EXERCISE REQUIREMENTS:
Quote the whole listing exactly. Leave the pictures out of your copy.
─── INFORMATION SHOWN
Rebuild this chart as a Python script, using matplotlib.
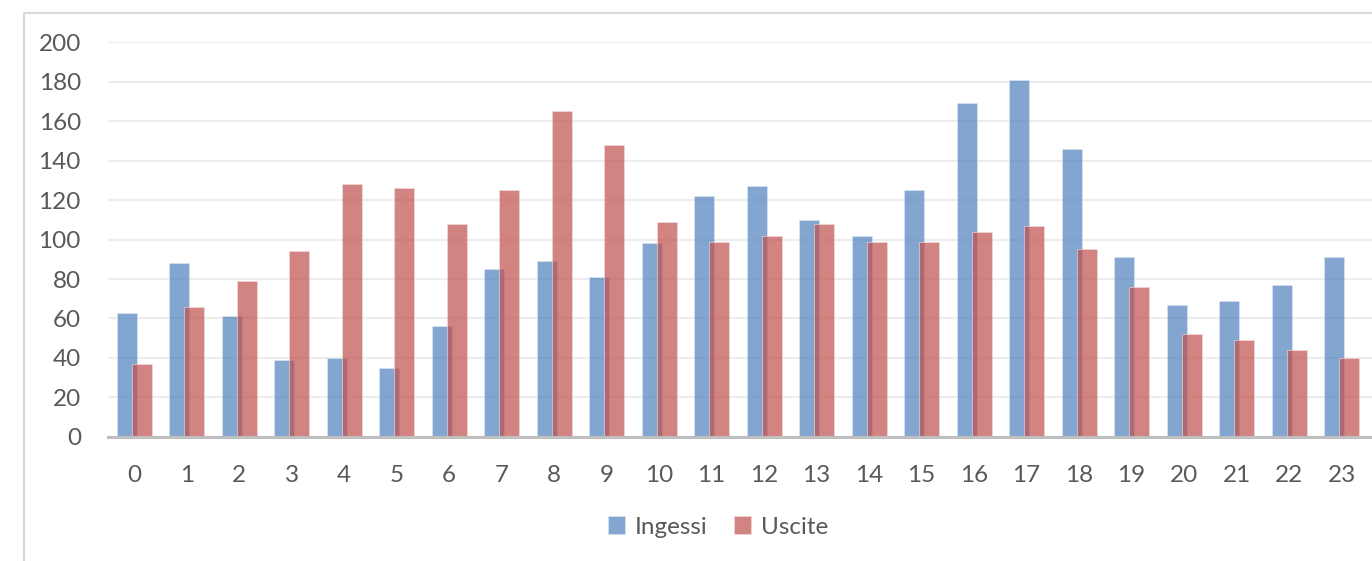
import numpy as np
import matplotlib
matplotlib.use('Agg')
import matplotlib.pyplot as plt
from matplotlib.lines import Line2D

# Data (hour of day)
hours = [str(h) for h in range(24)]
ingressi = [63, 88, 61, 39, 40, 35, 56, 85, 89, 81, 98, 122,
            127, 110, 102, 125, 169, 181, 146, 91, 67, 69, 77, 91]
uscite = [37, 66, 79, 94, 128, 126, 108, 125, 165, 148, 109, 99,
          102, 108, 99, 99, 104, 107, 95, 76, 52, 49, 44, 40]
legend_labels = ['Ingessi', 'Uscite']
yticks = [0, 20, 40, 60, 80, 100, 120, 140, 160, 180, 200]

plt.rcParams['font.family'] = ['Lato', 'DejaVu Sans']
textcol = '#595959'

fig = plt.figure(figsize=(13.72, 5.61), dpi=100)
ax = fig.add_axes([108/1372, 1 - 436.8/561, 1 - 108/1372, (436.8 - 42.3)/561])

x = np.arange(len(hours))
w = 0.38
off = 0.143
b1 = ax.bar(x - off, ingressi, w, color='#4F81BD', alpha=0.7,
            edgecolor='#DCE6F2', linewidth=0.6, zorder=3, label=legend_labels[0])
b2 = ax.bar(x + off, uscite, w, color='#C0504D', alpha=0.7,
            edgecolor='#F2DCDB', linewidth=0.6, zorder=4, label=legend_labels[1])

ax.set_xlim(-0.5, 23.58)
ax.set_ylim(0, 200)
ax.set_yticks(yticks)
ax.set_xticks(x)
ax.set_xticklabels(hours)
ax.grid(axis='y', color='#EDEDED', linewidth=1.6, zorder=0)
ax.set_axisbelow(True)
for s in ['top', 'right', 'left']:
    ax.spines[s].set_visible(False)
ax.spines['bottom'].set_color('#BFBFBF')
ax.spines['bottom'].set_linewidth(2.2)
ax.spines['bottom'].set_zorder(5)
ax.tick_params(axis='both', length=0, labelsize=17.5, colors=textcol)
ax.tick_params(axis='y', pad=19.5)
ax.tick_params(axis='x', pad=20)

leg = fig.legend(handles=[b1, b2], labels=legend_labels, loc='center',
                 bbox_to_anchor=(718/1372, 1 - 527/561), ncol=2, frameon=False,
                 fontsize=17.5, handlelength=0.7, handleheight=0.7,
                 handletextpad=0.4, columnspacing=1.1)
for t in leg.get_texts():
    t.set_color(textcol)

# chart area border (cropped screenshot: only top and left visible)
fig.add_artist(Line2D([24/1372, 1], [1 - 13/561, 1 - 13/561],
                      transform=fig.transFigure, color='#D9D9D9', linewidth=1.5))
fig.add_artist(Line2D([24/1372, 24/1372], [0, 1 - 13/561],
                      transform=fig.transFigure, color='#D9D9D9', linewidth=1.5))

fig.savefig('out.png', dpi=100)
──────
TASK SOLUTION:
Rebuild this chart as a Python script, using matplotlib.
import numpy as np
import matplotlib
matplotlib.use('Agg')
import matplotlib.pyplot as plt
from matplotlib.lines import Line2D

# Data (hour of day)
hours = [str(h) for h in range(24)]
ingressi = [63, 88, 61, 39, 40, 35, 56, 85, 89, 81, 98, 122,
            127, 110, 102, 125, 169, 181, 146, 91, 67, 69, 77, 91]
uscite = [37, 66, 79, 94, 128, 126, 108, 125, 165, 148, 109, 99,
          102, 108, 99, 99, 104, 107, 95, 76, 52, 49, 44, 40]
legend_labels = ['Ingessi', 'Uscite']
yticks = [0, 20, 40, 60, 80, 100, 120, 140, 160, 180, 200]

plt.rcParams['font.family'] = ['Lato', 'DejaVu Sans']
textcol = '#595959'

fig = plt.figure(figsize=(13.72, 5.61), dpi=100)
ax = fig.add_axes([108/1372, 1 - 436.8/561, 1 - 108/1372, (436.8 - 42.3)/561])

x = np.arange(len(hours))
w = 0.38
off = 0.143
b1 = ax.bar(x - off, ingressi, w, color='#4F81BD', alpha=0.7,
            edgecolor='#DCE6F2', linewidth=0.6, zorder=3, label=legend_labels[0])
b2 = ax.bar(x + off, uscite, w, color='#C0504D', alpha=0.7,
            edgecolor='#F2DCDB', linewidth=0.6, zorder=4, label=legend_labels[1])

ax.set_xlim(-0.5, 23.58)
ax.set_ylim(0, 200)
ax.set_yticks(yticks)
ax.set_xticks(x)
ax.set_xticklabels(hours)
ax.grid(axis='y', color='#EDEDED', linewidth=1.6, zorder=0)
ax.set_axisbelow(True)
for s in ['top', 'right', 'left']:
    ax.spines[s].set_visible(False)
ax.spines['bottom'].set_color('#BFBFBF')
ax.spines['bottom'].set_linewidth(2.2)
ax.spines['bottom'].set_zorder(5)
ax.tick_params(axis='both', length=0, labelsize=17.5, colors=textcol)
ax.tick_params(axis='y', pad=19.5)
ax.tick_params(axis='x', pad=20)

leg = fig.legend(handles=[b1, b2], labels=legend_labels, loc='center',
                 bbox_to_anchor=(718/1372, 1 - 527/561), ncol=2, frameon=False,
                 fontsize=17.5, handlelength=0.7, handleheight=0.7,
                 handletextpad=0.4, columnspacing=1.1)
for t in leg.get_texts():
    t.set_color(textcol)

# chart area border (cropped screenshot: only top and left visible)
fig.add_artist(Line2D([24/1372, 1], [1 - 13/561, 1 - 13/561],
                      transform=fig.transFigure, color='#D9D9D9', linewidth=1.5))
fig.add_artist(Line2D([24/1372, 24/1372], [0, 1 - 13/561],
                      transform=fig.transFigure, color='#D9D9D9', linewidth=1.5))

fig.savefig('out.png', dpi=100)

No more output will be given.